Bernie Sanders took a break from the campaign trail to do something only a politician with integrity would: On January 12, he returned to Washington to vote for Sen. Rand Paul’s bill to audit the Federal Reserve. Though the vote was blocked by Senate Democrats, Mr. Sanders’ decision to side with Republicans, just weeks from the start of the primaries, demonstrates his genuine resolve for serving the American people. The only other Democrat to split away from partisanship on the issue was Sen. Tammy Baldwin. Ted Cruz, who previously vocalized his support for the bill, missed the vote.
In 2010, Mr. Sanders wrote an amendment to Wall Street reform, directing the Government Accountability Office to conduct an audit of the Federal Reserve. “As a result of this audit, we now know that the Federal Reserve provided more than $16 trillion in total financial assistance to some of the largest financial institutions and corporations in the United States and throughout the world,” he said in a press release. “This is a clear case of socialism for the rich and rugged, you’re-on-your-own individualism for everyone else.” The audit also found the Federal Reserve provided financial assistance to foreign banks and corporations.

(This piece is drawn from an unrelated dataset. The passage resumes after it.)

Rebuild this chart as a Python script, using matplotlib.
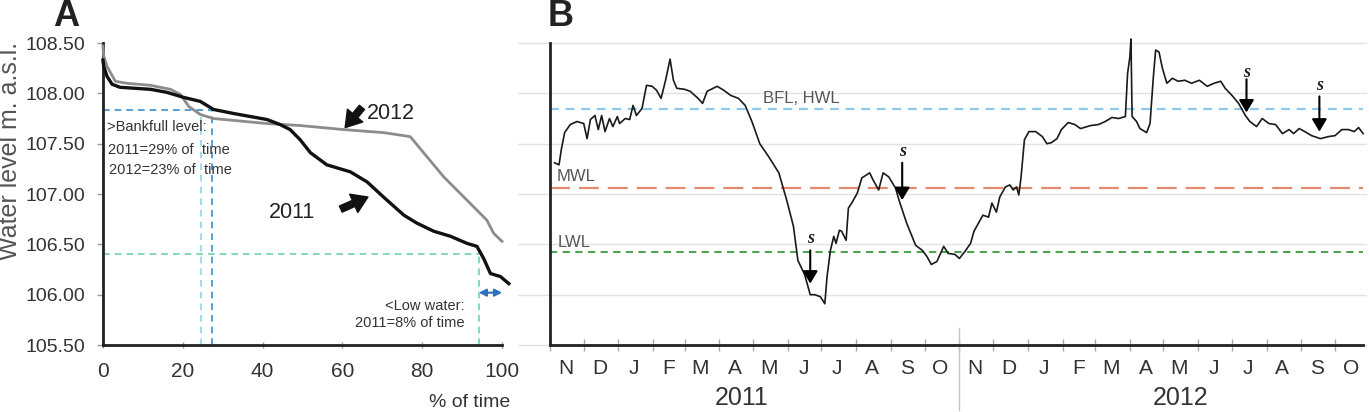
import numpy as np
import matplotlib
matplotlib.use("Agg")
import matplotlib.pyplot as plt
import matplotlib.dates as mdates
import matplotlib.ticker as mticker

plt.rcParams['font.family'] = ['Liberation Sans', 'DejaVu Sans']

# ---- panel A: duration curves (% of time vs level)
pct_2011 = [0, 0.2, 1, 2.3, 4.3, 11.9, 16, 20.2, 24.4, 27.7, 32.7, 41.1, 44.4, 46.9,
            49.4, 52, 56.1, 62, 66.2, 70.3, 75.4, 78.7, 82.9, 87.1, 91.2, 93.7, 95.4,
            97.1, 99.6, 101.7]
lvl_2011 = [108.33, 108.27, 108.17, 108.09, 108.06, 108.04, 108.01, 107.96, 107.92,
            107.84, 107.80, 107.74, 107.69, 107.64, 107.54, 107.41, 107.29, 107.22,
            107.12, 106.97, 106.79, 106.71, 106.63, 106.58, 106.51, 106.48, 106.36,
            106.21, 106.18, 106.11]
pct_2012 = [0, 0.2, 1, 3.1, 6, 11.9, 16.9, 19.4, 21.5, 24.4, 27.7, 41.1, 49.5, 60.3,
            70.3, 77, 81.2, 85.4, 91.2, 96.2, 97.9, 100]
lvl_2012 = [108.47, 108.37, 108.27, 108.12, 108.10, 108.08, 108.04, 107.99, 107.87,
            107.79, 107.75, 107.70, 107.68, 107.64, 107.61, 107.57, 107.37, 107.17,
            106.94, 106.74, 106.61, 106.53]

bankfull = 107.83
bank_pct_2011 = 27.3
bank_pct_2012 = 24.6
low_level = 106.40
low_pct = 94.2

# ---- panel B: daily water level, days since 2010-11-01
days = [4, 8, 10, 13, 18, 24, 30, 33, 36, 40, 43, 46, 49, 53, 56, 60, 62, 67, 71, 74,
        77, 82, 86, 91, 95, 99, 103, 107, 110, 113, 120, 125, 132, 136, 140, 149, 155,
        161, 168, 174, 180, 187, 195, 204, 211, 217, 221, 227, 232, 236, 241, 245, 247,
        250, 253, 255, 258, 260, 264, 266, 269, 274, 278, 285, 288, 293, 297, 302, 308,
        312, 318, 326, 332, 336, 340, 345, 351, 355, 361, 365, 370, 375, 378, 382, 386,
        391, 394, 398, 401, 406, 410, 413, 416, 418, 420, 423, 427, 433, 439, 443, 447,
        452, 456, 462, 468, 473, 482, 489, 495, 501, 507, 513, 515, 517, 518, 519, 523,
        526, 532, 535, 538, 540, 543, 546, 550, 555, 560, 566, 572, 579, 586, 592, 598,
        602, 608, 614, 620, 624, 630, 635, 641, 647, 653, 659, 663, 668, 673, 679, 687,
        694, 700, 706, 712, 717, 721, 725]
level = [107.31, 107.29, 107.44, 107.61, 107.69, 107.72, 107.70, 107.55, 107.74, 107.78,
         107.64, 107.78, 107.62, 107.75, 107.67, 107.77, 107.70, 107.75, 107.74, 107.88,
         107.78, 107.85, 108.08, 108.07, 108.03, 107.95, 108.13, 108.34, 108.13, 108.05,
         108.04, 108.02, 107.95, 107.90, 108.02, 108.07, 108.03, 107.98, 107.95, 107.88,
         107.72, 107.50, 107.37, 107.21, 106.94, 106.68, 106.34, 106.20, 106.00, 106.00,
         105.98, 105.91, 106.18, 106.44, 106.58, 106.51, 106.64, 106.63, 106.54, 106.86,
         106.91, 107.01, 107.16, 107.21, 107.14, 107.04, 107.21, 107.17, 107.06, 106.91,
         106.71, 106.49, 106.44, 106.38, 106.30, 106.33, 106.48, 106.41, 106.40, 106.36,
         106.43, 106.51, 106.63, 106.71, 106.79, 106.77, 106.91, 106.82, 106.97, 107.07,
         107.09, 107.04, 107.07, 106.99, 107.17, 107.54, 107.62, 107.62, 107.57, 107.50,
         107.51, 107.55, 107.64, 107.71, 107.69, 107.65, 107.68, 107.69, 107.72, 107.76,
         107.75, 107.77, 108.20, 108.36, 108.54, 107.77, 107.72, 107.65, 107.61, 107.70,
         108.17, 108.43, 108.41, 108.25, 108.10, 108.15, 108.12, 108.13, 108.10, 108.13,
         108.07, 108.10, 108.12, 108.05, 107.98, 107.90, 107.78, 107.72, 107.67, 107.75,
         107.70, 107.69, 107.60, 107.64, 107.60, 107.65, 107.62, 107.58, 107.55, 107.57,
         107.58, 107.64, 107.64, 107.62, 107.66, 107.60]

bfl = 107.84
mwl = 107.06
lwl = 106.42

s_days = [232, 314, 621, 686]
s_text = [106.56, 107.42, 108.21, 108.08]
s_tail = [106.44, 107.31, 108.14, 107.97]
s_tip = [106.11, 106.94, 107.81, 107.62]

start = np.datetime64('2010-11-01')
dates = start + np.array(days).astype('timedelta64[D]')
s_dates = start + np.array(s_days).astype('timedelta64[D]')

fig = plt.figure(figsize=(13.69, 4.12), dpi=100)
ax1 = fig.add_axes([0.0752, 0.1626, 0.2915, 0.733])
ax2 = fig.add_axes([0.4018, 0.1626, 0.5939, 0.733])

txt = '#333333'

# ---------------- panel A
ax1.plot(pct_2012, lvl_2012, color='#8c8c8c', lw=2.0, clip_on=False, zorder=3)
ax1.plot(pct_2011, lvl_2011, color='#111111', lw=2.4, clip_on=False, zorder=4)

ax1.plot([0, bank_pct_2011], [bankfull, bankfull], color='#3a8fd0', lw=1.2, ls=(0, (4, 3)))
ax1.plot([bank_pct_2011, bank_pct_2011], [105.5, bankfull], color='#3a8fd0', lw=1.2, ls=(0, (4, 3)))
ax1.plot([bank_pct_2012, bank_pct_2012], [105.5, 107.78], color='#8fd6ea', lw=1.2, ls=(0, (4, 3)))
ax1.plot([0, low_pct], [low_level, low_level], color='#6fd3a8', lw=1.2, ls=(0, (4, 3)))
ax1.plot([low_pct, low_pct], [105.5, low_level], color='#6fd3a8', lw=1.2, ls=(0, (4, 3)))
ax1.annotate('', xy=(100, 106.02), xytext=(low_pct, 106.02),
             arrowprops=dict(arrowstyle='<|-|>,head_length=0.35,head_width=0.18',
                             color='#2f6fbf', lw=1.5, mutation_scale=12,
                             shrinkA=0, shrinkB=0))

ax1.text(1.0, 107.67, '>Bankfull level:', fontsize=10.5, color=txt, va='center')
ax1.text(1.3, 107.44, '2011=29% of  time', fontsize=10.5, color=txt, va='center')
ax1.text(1.5, 107.24, '2012=23% of  time', fontsize=10.5, color=txt, va='center')
ax1.text(90.7, 105.89, '<Low water:', fontsize=10.5, color=txt, va='center', ha='right')
ax1.text(90.7, 105.72, '2011=8% of time', fontsize=10.5, color=txt, va='center', ha='right')

ax1.text(72.2, 107.80, '2012', fontsize=15.5, color='#222222', va='center', ha='center')
ax1.text(47.4, 106.82, '2011', fontsize=15.5, color='#222222', va='center', ha='center')
big_arrow = dict(arrowstyle='simple,head_length=0.7,head_width=0.9,tail_width=0.3',
                 color='#111111', mutation_scale=16, shrinkA=0, shrinkB=0)
ax1.annotate('', xy=(60.7, 107.66), xytext=(64.9, 107.86), arrowprops=big_arrow)
ax1.annotate('', xy=(66.4, 106.97), xytext=(59.6, 106.85), arrowprops=big_arrow)

ax1.set_xlim(0, 100)
ax1.set_ylim(105.5, 108.5)
ax1.set_xticks([0, 20, 40, 60, 80, 100])
ax1.set_yticks([105.5, 106.0, 106.5, 107.0, 107.5, 108.0, 108.5])
ax1.yaxis.set_major_formatter(mticker.FormatStrFormatter('%.2f'))
ax1.tick_params(axis='y', labelsize=14, colors='#999999', labelcolor=txt,
                length=4, width=1, pad=9)
ax1.tick_params(axis='x', labelsize=15, colors='#999999', labelcolor=txt,
                length=5, width=1, direction='inout', pad=10)
for side in ['top', 'right']:
    ax1.spines[side].set_visible(False)
for side in ['left', 'bottom']:
    ax1.spines[side].set_color('#222222')
    ax1.spines[side].set_linewidth(2)
ax1.text(1.02, -0.19, '% of time', transform=ax1.transAxes, fontsize=14,
         color=txt, ha='right', va='center')

# ---------------- panel B
for g in [105.5, 106.0, 106.5, 107.0, 107.5, 108.0, 108.5]:
    ax2.axhline(g, xmin=-0.04, xmax=1.003, color='#e2e2e2', lw=1, clip_on=False, zorder=0)
ax2.axhline(bfl, color='#8ec9ec', lw=1.6, ls=(0, (4, 3)), zorder=1)
ax2.axhline(mwl, color='#e58a6e', lw=1.6, ls=(0, (9, 4)), zorder=1)
ax2.axhline(lwl, color='#3c9a3c', lw=1.3, ls=(0, (4, 3)), zorder=1)

ax2.plot(dates, level, color='#1a1a1a', lw=1.2, clip_on=False, zorder=3)

for d, t, a, b in zip(s_dates, s_text, s_tail, s_tip):
    ax2.annotate('', xy=(d, b), xytext=(d, a),
                 arrowprops=dict(arrowstyle='-|>,head_length=0.5,head_width=0.3',
                                 color='black', lw=1.5, mutation_scale=15,
                                 shrinkA=0, shrinkB=0), zorder=5)
    ax2.text(d, t, 's', fontsize=13, fontweight='bold', fontstyle='italic',
             family=['Liberation Serif', 'DejaVu Serif'], ha='center', va='center',
             color='#222222')

ax2.text(start + np.timedelta64(190, 'D'), 107.95, 'BFL, HWL', fontsize=12,
         color='#555555', va='center')
ax2.text(start + np.timedelta64(6, 'D'), 107.17, 'MWL', fontsize=12,
         color='#555555', va='center')
ax2.text(start + np.timedelta64(7, 'D'), 106.52, 'LWL', fontsize=12,
         color='#555555', va='center')

ax2.set_xlim(np.datetime64('2010-11-01'), np.datetime64('2012-10-26'))
ax2.set_ylim(105.5, 108.5)
ax2.set_yticks([])
ax2.xaxis.set_major_locator(mdates.MonthLocator())
ax2.xaxis.set_major_formatter(mticker.NullFormatter())
ax2.xaxis.set_minor_locator(mdates.MonthLocator(bymonthday=15))
ax2.xaxis.set_minor_formatter(
    mticker.FuncFormatter(lambda v, p: mdates.num2date(v).strftime('%b')[0]))
ax2.tick_params(axis='x', which='major', colors='#aaaaaa', length=8, width=1,
                direction='inout')
ax2.tick_params(axis='x', which='minor', length=0, labelsize=15, labelcolor=txt, pad=10)
for side in ['top', 'right']:
    ax2.spines[side].set_visible(False)
for side in ['left', 'bottom']:
    ax2.spines[side].set_color('#222222')
    ax2.spines[side].set_linewidth(2)

ax2.plot([np.datetime64('2011-11-01')] * 2, [0.056, -0.215], color='#c4c4c4', lw=1,
         transform=ax2.get_xaxis_transform(), clip_on=False)

fig.text(0.542, 0.034, '2011', fontsize=18, color=txt, ha='center', va='center')
fig.text(0.8627, 0.034, '2012', fontsize=18, color=txt, ha='center', va='center')

fig.text(0.0075, 0.633, 'Water level m. a.s.l.', rotation=90, fontsize=18,
         color='#555555', ha='center', va='center')
fig.text(0.0385, 0.937, 'A', fontsize=26, fontweight='bold', color='#222222')
fig.text(0.400, 0.937, 'B', fontsize=26, fontweight='bold', color='#222222')

fig.savefig('out.png', dpi=100)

Federal Reserve reform has become an integral part of Mr. Sanders’ campaign. “To rein in Wall Street, we should begin by reforming the Federal Reserve, which oversees financial institutions and which uses monetary policy to maintain price stability and full employment,” he wrote in a New York Times op-ed this past December. “Unfortunately, an institution that was created to serve all Americans has been hijacked by the very bankers it regulates.”
The Senate voted 53-44 on Mr. Paul’s measure, falling short of the 60 votes needed for the bill to move forward.
Votes are too often determined by whose name and party is attached, rather than by the principals, values and implications signing a bill into law would have on improving our government’s policies.
“Requiring the Government Accountability Office to conduct a full and independent audit of the Fed each and every year, would be an important step towards making the Federal Reserve a more democratic institution that is responsive to the needs of ordinary Americans rather than the billionaires on Wall Street,” Mr. Sanders said.
But many Democrats argue the bill would politicize monetary policy and grant congress access to too much power. “That bill is about Congress supplanting its judgment as to what monetary policy should be,” said Jason Furman, Chairman of President Obama’s Council of Economic Advisers, in an interview with Bloomberg TV last year. “Congress shouldn’t be telling the Fed what to do with monetary policy.”
In trying to audit the federal reserve, Mr. Paul picked up where his father, Rep. Ron Paul of Texas, left off. “I can’t imagine anyone voting against transparency. This whole thing that it would be politicized if Congress has something to say about it—it’s always politicized,” the senior Mr. Paul said in an interview with U.S. News. “It’s just who’s behind the scenes doing the politicizing. And that’s what they don’t want to know, because the special interests are the political forces that direct monetary policy.”
Mr. Sanders’ decision to defect from the Democratic Party was bold, and is revealing of the dissipation of bipartisanship in Washington under the Obama administration. Votes are too often determined by whose name and party is attached, rather than by the principals, values and implications signing a bill into law would have on improving our government’s policies.
Mr. Sanders has the ability to reach across the aisle and work with members of both parties to achieve common ground over sensible legislation. No other presidential candidate—on either side—has the record of bipartisanship he has, and no other candidate would be as effective in the White House because of it.